Saberhagen, in the Empire of the East, argues that the nature of the world changed when Ardneh changed it, and again when he released his change. He suggests that it had happened before, and it certainly happens again, when in the Sword series Lord Draffut suddenly appears, and we realize that it is the same world! Glorantha, like Middle Earth, is populated by human analogues of the peoples of our world. Now it is to have a white moon, and most of the Gods are destroyed. Soon the Invisible God will round the world into a ball, and then . . . So don't be put off by the Lunatics; the final victory will be that of the way of Malkion!

   But here is a third perspective:

   3. The Stranger's Tale:

  The stranger emerged suddenly from the Storm outside. Tattered he was, and he cursed the Storm as he appeared. His garments, such as they remained, seemed red under the encompassing grey of the dust. Jospeh would have killed him, but I told him to stay his hand. Hungry as we were, I did not want to have the blood of an old man, crazy by the look of him, on our conscience.  

   It turned out that he actually had some food with him, of a sort I have never seen before or since.   

   After our meager meal, he began to talk. Clipped to his belt was an instrument of some kind, one that I had never seen before. He raised it and said, it is the emblem of my lost profession: I was a scribe. We gasped at the name. Yes, he grimaced, once I could write, when men still knew that forgotten art.   

   I can tell you why it was forgotten, and then he told his tale, of how the Gods of Storm were responsible for the evils of our world, talking of things that some of us had heard of but many had not. . .   

   "Once the world was a place of plenty and beauty. But the first Storm God, Umath, ripped Earth and Sky apart to make a place for himself. Turbulent as he was, his brood was worse. Creatures of destruction, all of them. One of them it was, Humakt, who brought Death into the world. And yet he was not the worst. Another it was, Ragnaglar, who brought Chaos into the world, and fathered Wakboth the Devil. And yet he was not the worst. The worst was Orlanth, the youngest, who brought the Great Dark into the world, when he slew Yelm, the God of the Sun.    

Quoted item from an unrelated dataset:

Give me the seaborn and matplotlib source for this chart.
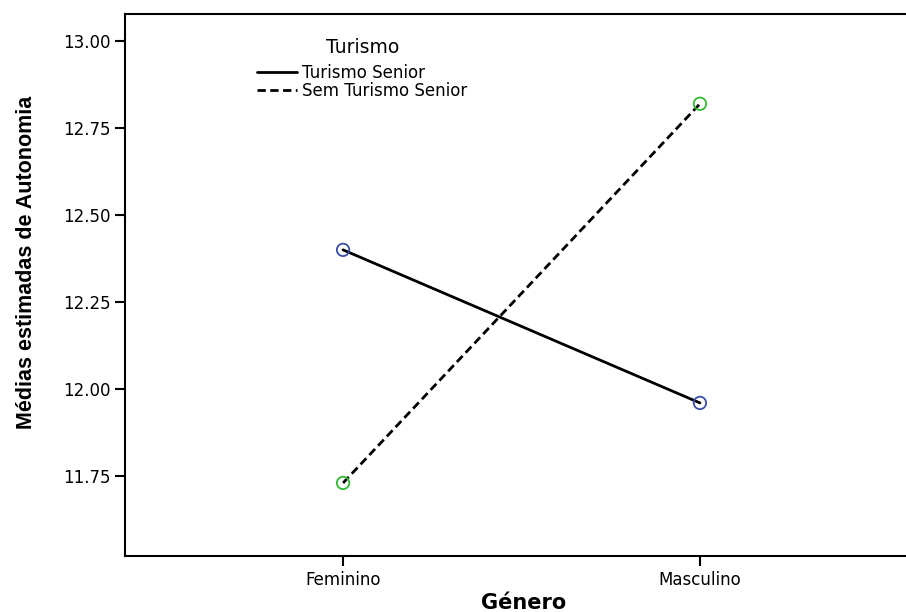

   Orlanth and Wakboth claimed to be enemies, and many men are fooled by this claim. But the perceptive must note that not only are these two close relations, but they have a common goal, the goal of destruction. They will permit us to live, but only to live miserably, so that we cannot challenge their power.    

   Their relation is strange, but capable of explanation. Whenever man makes a place for himself in this world, these two powers emerge to destroy what we have built. Orlanth is jealous that we can live without his turbulence, so whenever he sees us prosper, he claims the prosperity is the doing of Wakboth. He sets his foolish followers on a path of destruction, and when that destruction, as all such destruction does, brings evil in its wake, Wakboth appears, drawn to the evil. The two relatives "fight." And you may have heard the old expression,
"when dinosaurs fight, whomever wins, the grass is trampled." We are the grass.
   

   Thrice this has happened since Time began. First, when bright Nysalor was created by the intelligent races. Orlanth and the other Gods raised up a Crusade against him. In the end, Orlanth and Wakboth combined to destroy the best land in the world, that of Dorastor. Again, when the EWF used the secrets of dragonkind and the Jrusteli proved that man could dominate even the Gods. The old Gods sank the isles of the Jrusteli and joined with the dragons to kill all the humans in Dragon Pass. And now it has happened again, as the Red Goddess, and her Red Moon, created by Man, were brought down by Argrath and his Orlanthi, once again with the help of dragons. So it is that our once beautiful land has been crushed between ice and sea, with dust in between.    

   We must remember that our two greatest foes may claim to be enemies, but they are relatives who collaborate on a common project, that of ruining all that we do.

   It is not enough for them to destroy what man has built; they must also destroy our knowledge. We no longer know what it was that Nysalor brought in his wake. We do not know the God Learners secret. We do not know the secrets of dragonkind that the EWF taught. Now we do not remember even how to write, and this is the greatest loss of all.    

   At the end of each age, we have been diminished, and have forgotten much that we knew. But we survive."

   By now, our band was murmuring against his wild and blasphemous words.

   But he persisted. He screamed out: "Don't you see? Each time they have done this, they have convinced the survivors that it was the fault of the destroyed humans that the Gods did this evil. So that all one had to say was
"Nysalor" and our people would forget the generations of peace and civilization
he brought, and lay to his account the ruins that Black Arkat made of Dorastor. Or say "EWF" and all that would be remembered was the Dragonkill. Or say
"Jrusteli" and all that one would hear was that the Godlearners brought the
wrath of the Gods down, not remembering that it was the Gods and not those who learned about them that brought destruction. The same is true of Argrath's destruction of Peloria. Generations of achievement are buried under snow and sea, but we are supposed to lay this evil to the Red Goddess, and not those who destroyed her.    

   We are now more degraded than ever. That is their goal. It may seem that we must accept that they are mightier than us, that all our achievements can be destroyed at the whim of the Gods, as so often before.    

   And yet, and yet, as we look at this shadow of a world that is left to us, and we starving remnants that cling to life, we know that there must be a chance to escape our slavery, for else why would Orlanth and Wakboth have to work so hard to keep us down. Here is what we must do . . ."    

   He never finished his tale, of course, for despite his years and his madness, the blasphemies he spoke had enraged too many of our band. Since he had shared food with us, we felt that we could not kill him, so we threw him back into the Storm he so detested.  

   Still, I must confess that his words stay in my mind. Crazy and blasphemous they were, however, so I will say no more of them.